++++ Dataset section ++++

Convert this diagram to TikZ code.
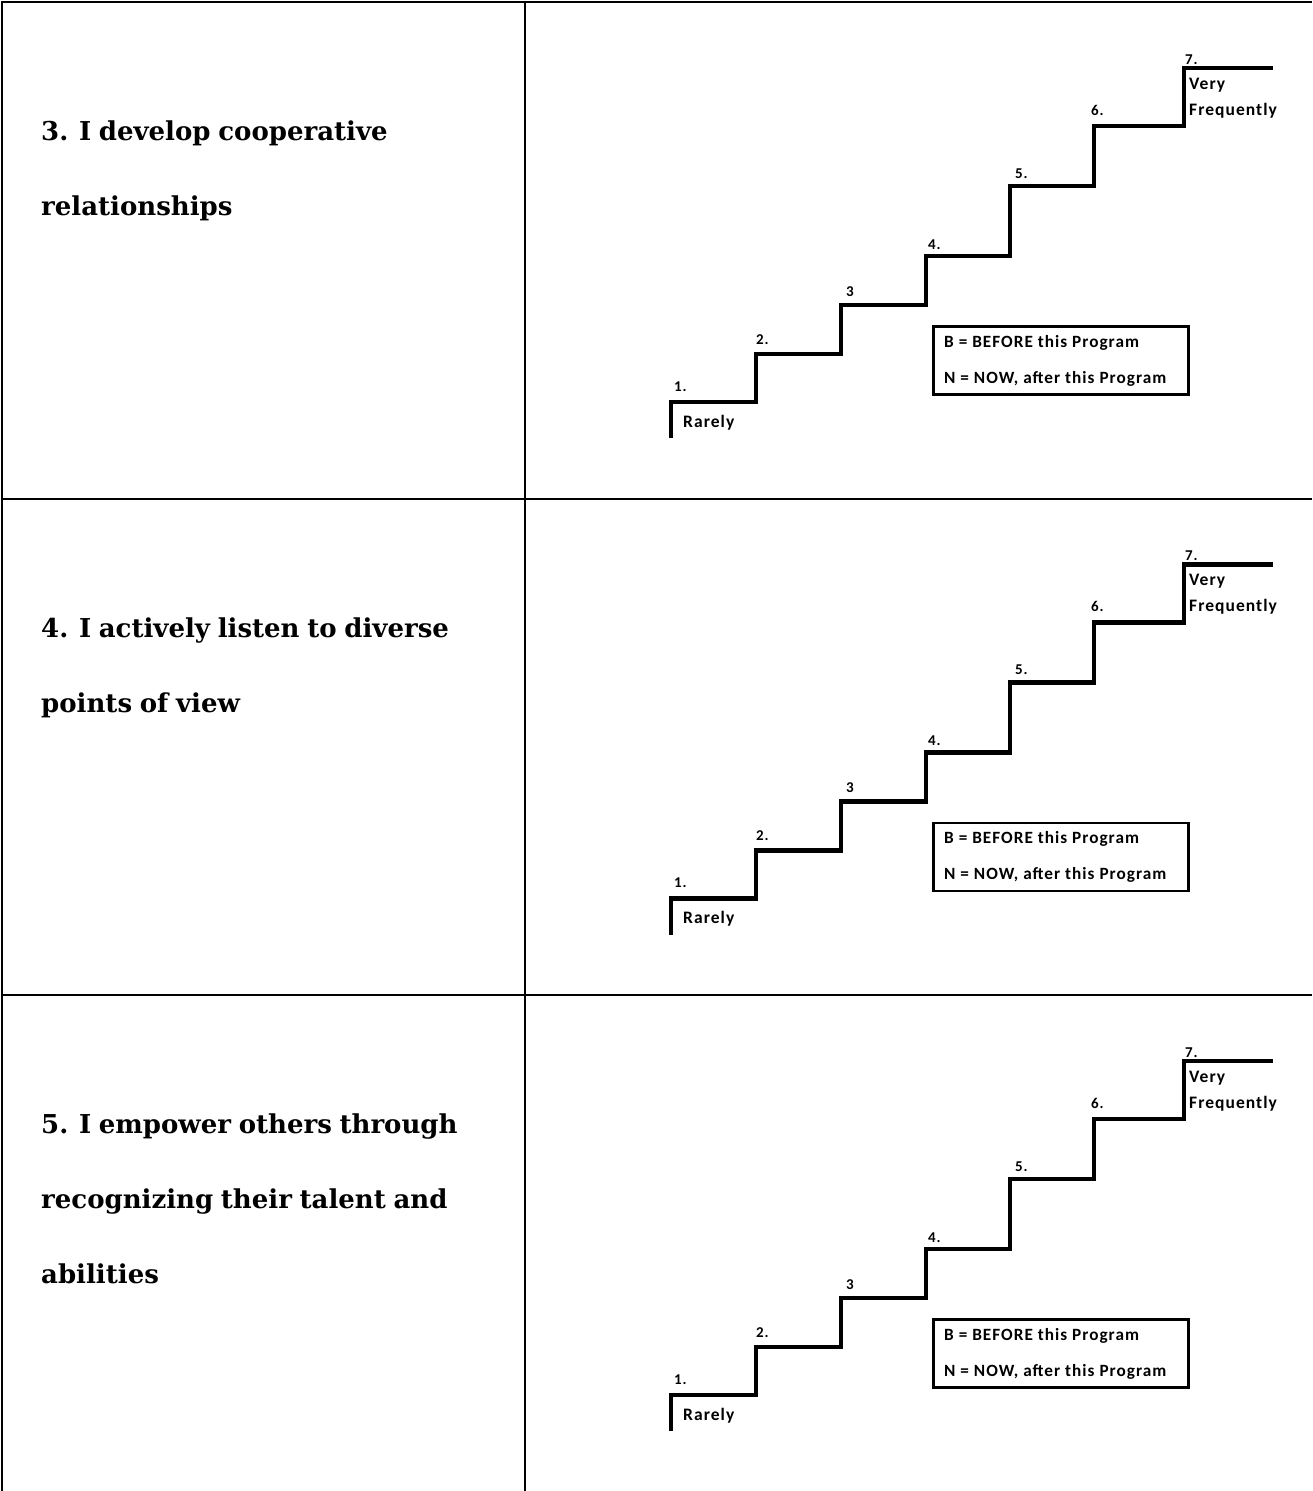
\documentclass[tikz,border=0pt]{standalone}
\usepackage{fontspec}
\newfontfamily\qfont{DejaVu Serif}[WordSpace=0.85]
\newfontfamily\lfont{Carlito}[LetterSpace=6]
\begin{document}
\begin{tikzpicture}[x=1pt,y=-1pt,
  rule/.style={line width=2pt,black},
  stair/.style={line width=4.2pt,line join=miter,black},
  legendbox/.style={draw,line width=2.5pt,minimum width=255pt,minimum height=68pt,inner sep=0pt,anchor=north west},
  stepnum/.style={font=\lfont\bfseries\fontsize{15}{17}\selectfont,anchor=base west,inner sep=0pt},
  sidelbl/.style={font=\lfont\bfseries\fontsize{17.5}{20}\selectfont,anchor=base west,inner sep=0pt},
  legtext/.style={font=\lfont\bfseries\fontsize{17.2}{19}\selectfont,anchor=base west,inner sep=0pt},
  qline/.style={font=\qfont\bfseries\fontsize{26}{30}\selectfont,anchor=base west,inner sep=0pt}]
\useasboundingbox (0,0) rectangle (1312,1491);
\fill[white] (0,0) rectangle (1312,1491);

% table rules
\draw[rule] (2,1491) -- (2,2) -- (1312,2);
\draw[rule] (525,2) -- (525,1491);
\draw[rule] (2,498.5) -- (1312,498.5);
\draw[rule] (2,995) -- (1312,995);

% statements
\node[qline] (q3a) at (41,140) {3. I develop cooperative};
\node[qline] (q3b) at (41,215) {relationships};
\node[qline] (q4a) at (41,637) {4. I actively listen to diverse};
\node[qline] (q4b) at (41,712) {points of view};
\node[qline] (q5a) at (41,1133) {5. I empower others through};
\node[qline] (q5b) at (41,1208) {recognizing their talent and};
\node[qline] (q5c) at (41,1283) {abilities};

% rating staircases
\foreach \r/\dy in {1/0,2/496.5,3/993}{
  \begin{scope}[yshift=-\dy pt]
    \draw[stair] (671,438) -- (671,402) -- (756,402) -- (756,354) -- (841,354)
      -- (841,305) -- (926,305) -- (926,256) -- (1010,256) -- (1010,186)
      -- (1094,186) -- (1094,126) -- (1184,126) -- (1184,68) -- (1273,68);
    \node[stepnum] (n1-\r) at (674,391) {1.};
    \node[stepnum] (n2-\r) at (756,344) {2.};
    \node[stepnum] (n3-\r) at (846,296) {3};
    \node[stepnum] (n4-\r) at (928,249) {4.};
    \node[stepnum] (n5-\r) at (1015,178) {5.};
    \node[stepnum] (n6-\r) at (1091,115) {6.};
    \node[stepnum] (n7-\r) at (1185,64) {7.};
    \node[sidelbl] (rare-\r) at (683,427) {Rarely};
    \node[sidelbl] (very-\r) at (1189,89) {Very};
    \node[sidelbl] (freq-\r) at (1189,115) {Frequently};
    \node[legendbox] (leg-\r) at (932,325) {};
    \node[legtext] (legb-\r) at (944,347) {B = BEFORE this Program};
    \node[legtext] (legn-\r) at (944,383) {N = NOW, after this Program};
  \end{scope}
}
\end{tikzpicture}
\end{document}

++++

§ Set exercise
Copy each line of the data that contains the word "this".

§ Exercise output
Convert this diagram to TikZ code.
    \node[legtext] (legb-\r) at (944,347) {B = BEFORE this Program};
    \node[legtext] (legn-\r) at (944,383) {N = NOW, after this Program};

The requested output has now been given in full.